Euro-pegged currencies
The QE plans have had an unwelcome knock-on effect for a number of industries and companies. In early January, the Swiss National Bank (SNB) sent shock waves through the foreign exchange markets when it decided to abandon efforts to peg the Swiss franc to the euro. The pegging, instigated in 2011, was done after a decade-long period of difficulty for Switzerland’s economy. After signs QE would be implemented across the eurozone, bringing down the value of the euro, Switzerland was so concerned about the potential impact on the country’s exports that it immediately withdrew from the pegging.

As a result, a number of foreign exchange brokers suffered severe losses. During a single day’s trading, the Swiss franc jumped by as much as 39 percent, eventually settling at around 20 percent up from its previous figure before the pegging was scrapped. The UK arm of Alpari lost around £30m as a result of the soaring Swiss franc and was forced to close. Another firm, New York-based FXCM, suffered a $225m loss thanks to the volatility of the currency.

Traditionally seen as a safe-haven economy, Switzerland has been favoured by wealthy investors for its apparent immunity to serious economic risk. Unfortunately for the economy, this assumption drove the value of the Swiss franc up 30 percent over the last decade, leading to exports becoming unsustainably expensive in a country so reliant on selling its goods abroad. As a result, the SNB took efforts to peg the currency to the euro, so export prices would be reduced. However, with QE leading to an influx of euros to the economy, continuing with the peg would now have meant harming exports.

One country that didn’t buckle under the pressure of impending QE was Denmark. Having pegged its currency to the euro ever since its inception in 2001, and before that the German deutschemark since 1982, Denmark has sought to maintain its links to the euro regardless of the impact of QE. According to the national bank, Danmarks Nationalbank, the country would do “whatever it takes” to maintain the Danish krone’s peg to the euro. The bank has repeatedly cut interest rates already this year in an effort to keep the krone close to the value of the euro. However, some analysts are of the opinion that the pressure derived from the ECB’s massive QE programme could ultimately mean a scrapping of the peg is inevitable for Denmark.

Lessons from the past

QE has been attempted before, with mixed results

Japan – QE was first attempted by the Bank of Japan in 2001, to counter persistent domestic deflation. The goal was to promote lending by flooding commercial banks with excess liquidity, by way of purchasing government bonds. This was unsuccessful: inflation was not created and the attempt is still cited as a cautionary tale, though later Japanese QE programmes fared somewhat better.

US – In November 2008, the US Federal Reserve embarked on a bond-buying programme that began at $85bn per month (slowing to $15bn per month, before ending in 2014). Capital was freed up, softening the risk-averse post-crisis mood and boosting the Federal Reserve’s coffers from $870bn in mid-2007 to $4.5trn at the beginning of 2015.

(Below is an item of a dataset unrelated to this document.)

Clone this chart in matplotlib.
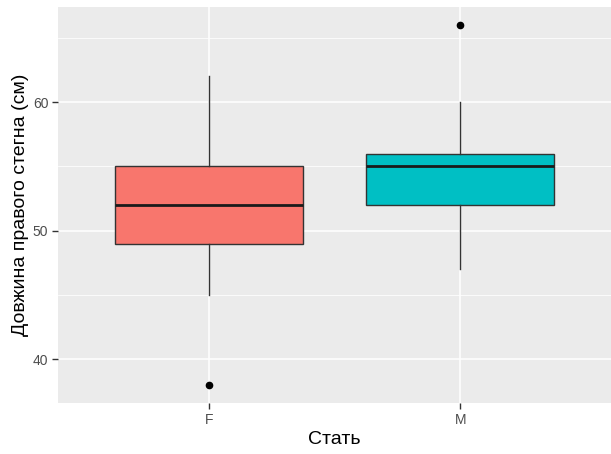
import matplotlib
matplotlib.use("Agg")
import matplotlib.pyplot as plt
from matplotlib.ticker import MultipleLocator

categories = ["F", "M"]
whisker_low = [45, 47]
q1 = [49, 52]
median = [52, 55]
q3 = [55, 56]
whisker_high = [62, 60]
outliers = [[38], [66]]
colors = ["#F8766D", "#00BFC4"]

plt.rcParams['font.family'] = ['Liberation Sans', 'DejaVu Sans']

fig = plt.figure(figsize=(6.11, 4.54), dpi=100)
ax = fig.add_axes([58/611, 1 - 403/454, (611-58)/611, (403-7)/454])
ax.set_facecolor("#EBEBEB")
for s in ax.spines.values():
    s.set_visible(False)

stats = []
for i, c in enumerate(categories):
    stats.append(dict(label=c, whislo=whisker_low[i], q1=q1[i], med=median[i],
                      q3=q3[i], whishi=whisker_high[i], fliers=outliers[i]))

positions = list(range(1, len(categories) + 1))
bp = ax.bxp(stats, positions=positions, widths=0.75, patch_artist=True,
            showcaps=False, zorder=3,
            boxprops=dict(edgecolor="#333333", linewidth=1.0),
            medianprops=dict(color="#1a1a1a", linewidth=2.0),
            whiskerprops=dict(color="#333333", linewidth=1.0),
            flierprops=dict(marker="o", markerfacecolor="black", markeredgecolor="black",
                            markersize=4.5))
for patch, col in zip(bp["boxes"], colors):
    patch.set_facecolor(col)

ax.set_xlim(0.4, 2.6)
ax.set_ylim(36.6, 67.4)
ax.yaxis.set_major_locator(MultipleLocator(10))
ax.yaxis.set_minor_locator(MultipleLocator(5))
ax.set_xticks(positions)
ax.set_xticklabels(categories)

ax.grid(True, which="major", color="white", linewidth=1.1, zorder=0)
ax.grid(True, which="minor", axis="y", color="white", linewidth=0.55, zorder=0)
ax.set_axisbelow(True)

ax.tick_params(axis="both", which="major", length=4, width=1, color="#333333",
               labelcolor="#4D4D4D", labelsize=10, pad=3)
ax.tick_params(axis="both", which="minor", length=0)

ax.set_xlabel("Стать", fontsize=14, color="black", labelpad=3)
ax.set_ylabel("Довжина правого стегна (см)", fontsize=14, color="black", labelpad=3)

fig.savefig("out.png", dpi=100)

UK – In 2009, the Bank of England announced its goal of spending £75bn over three months and cutting interest rates to 0.5 percent. From then to 2010, the Bank bought assets equal to 14 percent of UK GDP. This drove up share and bond values, benefitting the rich but doing little for the majority, though the Bank argues the resulting job creation benefitted everyone.

London property
In Nick Barnes’ aforementioned Chestertons report in February, he discussed QE’s potential impact on the market. The report claimed: “With the eurozone equivalent of our bank rate already dangerously low at 0.05 percent, this was seen as the only feasible shorter-term alternative. The jury is out on whether the planned €60bn per month allocated to the programme for at least the next 19 months will achieve its objectives. Either way, the move will have implications for the UK economy, including its residential property market.”

For a number of years now, the London property market has risen to such a level that it has been seen as an investment tool in itself. Barnes believes QE could have a positive effect on London’s property market. “If QE, which offers nothing by way of addressing the structural issues which plague Europe, does not achieve its objectives and the Euroland economies stagnate further, stock markets would become more volatile and the euro would almost certainly experience further decline. Given this scenario, alternative assets would receive increased investor interest. Property, offering both potential capital gain and rental income, should again be an attractive option. With a large and fast-growing privately rented sector and a solid long-term track record of capital growth, London would stand out as an obvious target. Given its proven global appeal, the London residential market additionally offers above-average liquidity among its peers, which would reassure investors with an eye on their exit strategy.”

First steps to growth
Draghi has maintained that his adoption of QE is an important step towards spurring growth within the eurozone. However, he has also been very clear that it is only a first step, and he has openly stated that the real thing European economies need to get to grips with is encouraging investment. “What monetary policy can do is create the basis for growth, but for growth to pick up, you need investment. For investment you need confidence, and for confidence you need structural reforms. The ECB has taken a further, very expansionary measure today, but it’s now up to the governments to implement these structural reforms, and the more they do, the more effective will be our monetary policy. That’s absolutely essential, as well as the fiscal consolidation side. So, structural reform is one thing, budget and fiscal consolidation is a different issue. It’s very important to have in place a so-called growth-friendly fiscal consolidation for confidence strengthening. This, combined with a monetary policy, which is very expansionary, which has been and is even more so after our decisions today, is actually the optimal combination. But for now, we need action by the governments, and we need action also by the commission, both in overseeing fiscal policies and in implementing the investment plan, which was launched by the president of the commission, which was certainly welcome at the time, and now has to be implemented with speed. Speed is of the essence.”